## Task requirements
Exactly the lines between the line containing "What seaborn and" and the line containing "trx_sol = [100, 10, 0, 0]", together with those two lines, are to be output.

## Data

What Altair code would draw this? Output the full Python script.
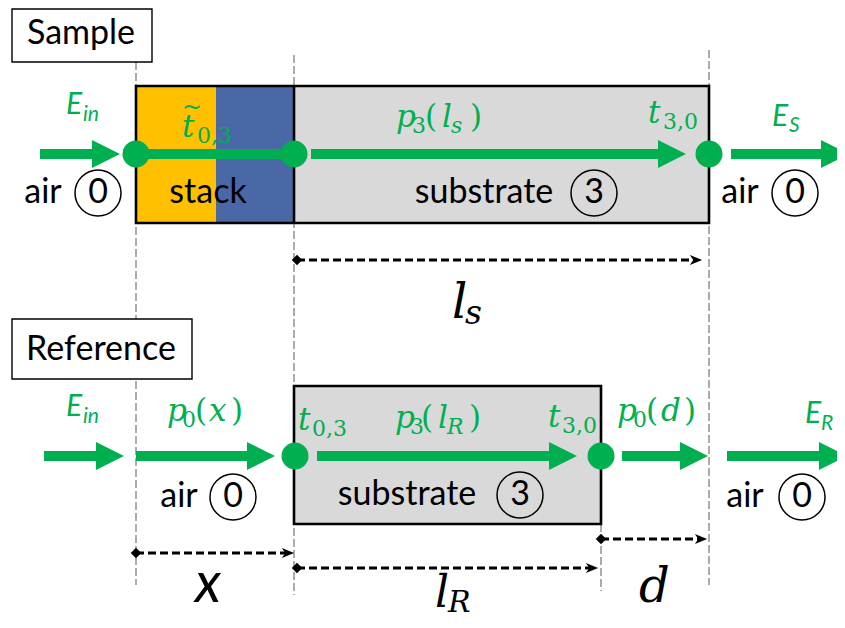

--

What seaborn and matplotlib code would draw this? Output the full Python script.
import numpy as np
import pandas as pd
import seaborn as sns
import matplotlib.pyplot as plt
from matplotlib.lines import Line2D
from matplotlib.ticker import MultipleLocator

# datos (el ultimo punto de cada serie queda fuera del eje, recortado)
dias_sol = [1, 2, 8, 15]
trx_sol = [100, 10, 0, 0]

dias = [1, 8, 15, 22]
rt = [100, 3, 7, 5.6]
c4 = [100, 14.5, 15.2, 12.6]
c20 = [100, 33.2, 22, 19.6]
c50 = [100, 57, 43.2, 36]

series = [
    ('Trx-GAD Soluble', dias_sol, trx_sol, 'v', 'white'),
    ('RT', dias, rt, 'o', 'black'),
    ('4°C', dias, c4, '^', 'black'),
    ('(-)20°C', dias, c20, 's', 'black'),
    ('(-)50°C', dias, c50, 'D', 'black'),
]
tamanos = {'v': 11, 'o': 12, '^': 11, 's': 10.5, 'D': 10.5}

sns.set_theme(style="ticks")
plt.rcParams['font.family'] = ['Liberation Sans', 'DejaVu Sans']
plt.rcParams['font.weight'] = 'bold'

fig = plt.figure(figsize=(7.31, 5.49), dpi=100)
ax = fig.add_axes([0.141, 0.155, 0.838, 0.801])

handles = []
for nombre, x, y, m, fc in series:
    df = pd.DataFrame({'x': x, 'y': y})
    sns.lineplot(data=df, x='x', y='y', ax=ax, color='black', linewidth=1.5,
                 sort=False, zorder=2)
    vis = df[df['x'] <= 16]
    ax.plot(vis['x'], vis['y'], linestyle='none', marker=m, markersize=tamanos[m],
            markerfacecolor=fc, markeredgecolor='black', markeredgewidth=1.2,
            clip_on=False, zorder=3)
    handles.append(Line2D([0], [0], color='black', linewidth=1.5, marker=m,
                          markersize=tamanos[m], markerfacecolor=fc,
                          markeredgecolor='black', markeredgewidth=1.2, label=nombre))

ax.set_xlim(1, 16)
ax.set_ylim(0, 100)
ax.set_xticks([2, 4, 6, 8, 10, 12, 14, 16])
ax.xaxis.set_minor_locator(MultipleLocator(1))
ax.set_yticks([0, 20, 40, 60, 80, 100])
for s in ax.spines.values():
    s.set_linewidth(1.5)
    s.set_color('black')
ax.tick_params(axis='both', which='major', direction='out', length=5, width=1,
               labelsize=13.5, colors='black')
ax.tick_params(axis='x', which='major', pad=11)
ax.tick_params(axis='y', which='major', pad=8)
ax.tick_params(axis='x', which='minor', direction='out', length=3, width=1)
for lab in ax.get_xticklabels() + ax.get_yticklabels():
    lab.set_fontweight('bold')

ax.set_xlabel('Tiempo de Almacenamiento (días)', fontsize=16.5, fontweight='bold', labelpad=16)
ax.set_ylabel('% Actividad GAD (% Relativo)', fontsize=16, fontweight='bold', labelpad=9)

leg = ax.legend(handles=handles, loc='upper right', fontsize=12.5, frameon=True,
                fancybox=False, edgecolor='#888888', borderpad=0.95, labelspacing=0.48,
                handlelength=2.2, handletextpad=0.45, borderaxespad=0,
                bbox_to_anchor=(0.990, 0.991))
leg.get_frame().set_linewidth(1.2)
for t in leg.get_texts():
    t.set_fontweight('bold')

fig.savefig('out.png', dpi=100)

==

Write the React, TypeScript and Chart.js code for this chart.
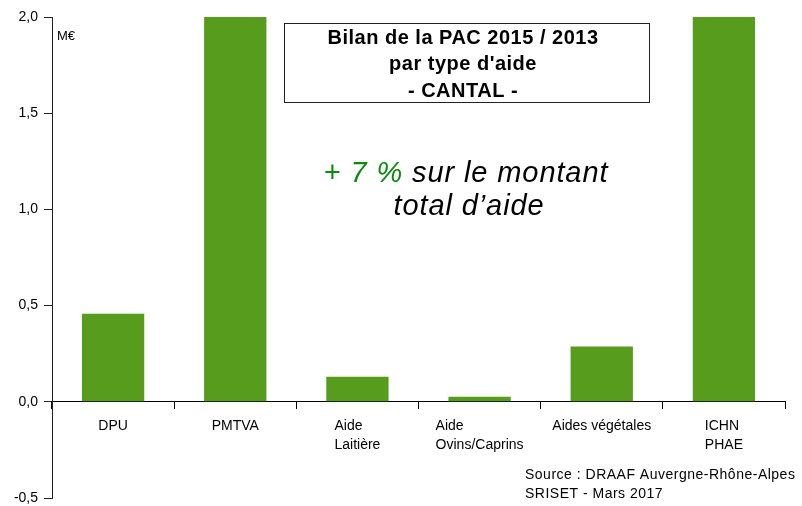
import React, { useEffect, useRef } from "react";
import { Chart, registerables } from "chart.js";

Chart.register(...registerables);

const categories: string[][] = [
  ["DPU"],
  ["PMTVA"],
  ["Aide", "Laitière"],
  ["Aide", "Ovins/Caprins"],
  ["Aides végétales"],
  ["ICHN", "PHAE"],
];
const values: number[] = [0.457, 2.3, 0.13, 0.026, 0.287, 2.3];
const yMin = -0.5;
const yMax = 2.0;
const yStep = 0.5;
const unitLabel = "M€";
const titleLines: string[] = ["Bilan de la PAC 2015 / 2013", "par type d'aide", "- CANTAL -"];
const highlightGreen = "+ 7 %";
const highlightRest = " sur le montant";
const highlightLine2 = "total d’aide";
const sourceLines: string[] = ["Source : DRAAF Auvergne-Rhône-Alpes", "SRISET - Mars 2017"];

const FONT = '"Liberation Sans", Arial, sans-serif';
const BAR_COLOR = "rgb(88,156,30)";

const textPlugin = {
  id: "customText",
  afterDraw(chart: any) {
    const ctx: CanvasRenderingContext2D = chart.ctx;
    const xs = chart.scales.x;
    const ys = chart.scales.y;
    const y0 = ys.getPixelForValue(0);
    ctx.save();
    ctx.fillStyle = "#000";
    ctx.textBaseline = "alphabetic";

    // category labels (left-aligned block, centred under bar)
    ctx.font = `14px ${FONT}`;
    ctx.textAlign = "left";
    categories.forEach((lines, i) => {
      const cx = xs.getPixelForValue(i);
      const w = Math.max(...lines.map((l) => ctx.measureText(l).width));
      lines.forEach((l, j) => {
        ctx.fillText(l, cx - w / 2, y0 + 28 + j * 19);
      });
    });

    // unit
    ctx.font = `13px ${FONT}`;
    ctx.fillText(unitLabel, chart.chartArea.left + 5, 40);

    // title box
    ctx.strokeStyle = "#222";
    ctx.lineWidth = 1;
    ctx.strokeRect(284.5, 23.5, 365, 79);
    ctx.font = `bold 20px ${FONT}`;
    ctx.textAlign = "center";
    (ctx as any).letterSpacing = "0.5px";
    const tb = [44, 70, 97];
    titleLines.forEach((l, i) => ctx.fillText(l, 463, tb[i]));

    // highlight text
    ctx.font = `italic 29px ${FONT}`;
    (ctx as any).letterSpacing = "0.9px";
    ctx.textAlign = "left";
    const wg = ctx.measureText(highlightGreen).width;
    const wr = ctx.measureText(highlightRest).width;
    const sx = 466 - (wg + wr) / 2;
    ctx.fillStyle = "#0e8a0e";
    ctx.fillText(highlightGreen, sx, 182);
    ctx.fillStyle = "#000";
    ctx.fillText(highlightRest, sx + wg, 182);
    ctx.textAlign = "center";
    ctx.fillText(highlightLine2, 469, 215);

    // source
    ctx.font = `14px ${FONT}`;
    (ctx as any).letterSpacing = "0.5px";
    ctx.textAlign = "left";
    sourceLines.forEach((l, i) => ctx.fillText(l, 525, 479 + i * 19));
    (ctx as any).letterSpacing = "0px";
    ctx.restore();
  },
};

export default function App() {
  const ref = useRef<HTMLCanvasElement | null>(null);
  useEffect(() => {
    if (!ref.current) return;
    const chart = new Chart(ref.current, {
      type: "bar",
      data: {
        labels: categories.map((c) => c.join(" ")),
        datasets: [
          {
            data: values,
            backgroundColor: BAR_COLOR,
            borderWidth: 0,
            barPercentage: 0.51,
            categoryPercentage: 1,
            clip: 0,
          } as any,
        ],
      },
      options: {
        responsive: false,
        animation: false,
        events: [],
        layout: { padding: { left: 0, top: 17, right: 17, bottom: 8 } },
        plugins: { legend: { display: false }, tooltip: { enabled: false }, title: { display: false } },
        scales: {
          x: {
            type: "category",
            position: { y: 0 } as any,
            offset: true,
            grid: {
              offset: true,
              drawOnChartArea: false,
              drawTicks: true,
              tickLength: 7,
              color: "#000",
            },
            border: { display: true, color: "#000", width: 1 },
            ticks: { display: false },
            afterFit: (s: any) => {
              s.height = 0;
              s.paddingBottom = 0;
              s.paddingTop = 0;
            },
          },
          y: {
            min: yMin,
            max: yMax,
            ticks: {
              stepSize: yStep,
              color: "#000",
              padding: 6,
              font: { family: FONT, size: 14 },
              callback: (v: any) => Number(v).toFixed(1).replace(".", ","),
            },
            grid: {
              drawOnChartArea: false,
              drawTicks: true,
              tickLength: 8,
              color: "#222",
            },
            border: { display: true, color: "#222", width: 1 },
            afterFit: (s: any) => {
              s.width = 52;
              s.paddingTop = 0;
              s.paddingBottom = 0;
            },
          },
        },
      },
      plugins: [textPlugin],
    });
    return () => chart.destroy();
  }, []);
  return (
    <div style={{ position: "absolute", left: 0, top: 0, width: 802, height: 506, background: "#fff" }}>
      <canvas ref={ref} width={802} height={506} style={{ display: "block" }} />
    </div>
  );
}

## Exercise response
What seaborn and matplotlib code would draw this? Output the full Python script.
import numpy as np
import pandas as pd
import seaborn as sns
import matplotlib.pyplot as plt
from matplotlib.lines import Line2D
from matplotlib.ticker import MultipleLocator

# datos (el ultimo punto de cada serie queda fuera del eje, recortado)
dias_sol = [1, 2, 8, 15]
trx_sol = [100, 10, 0, 0]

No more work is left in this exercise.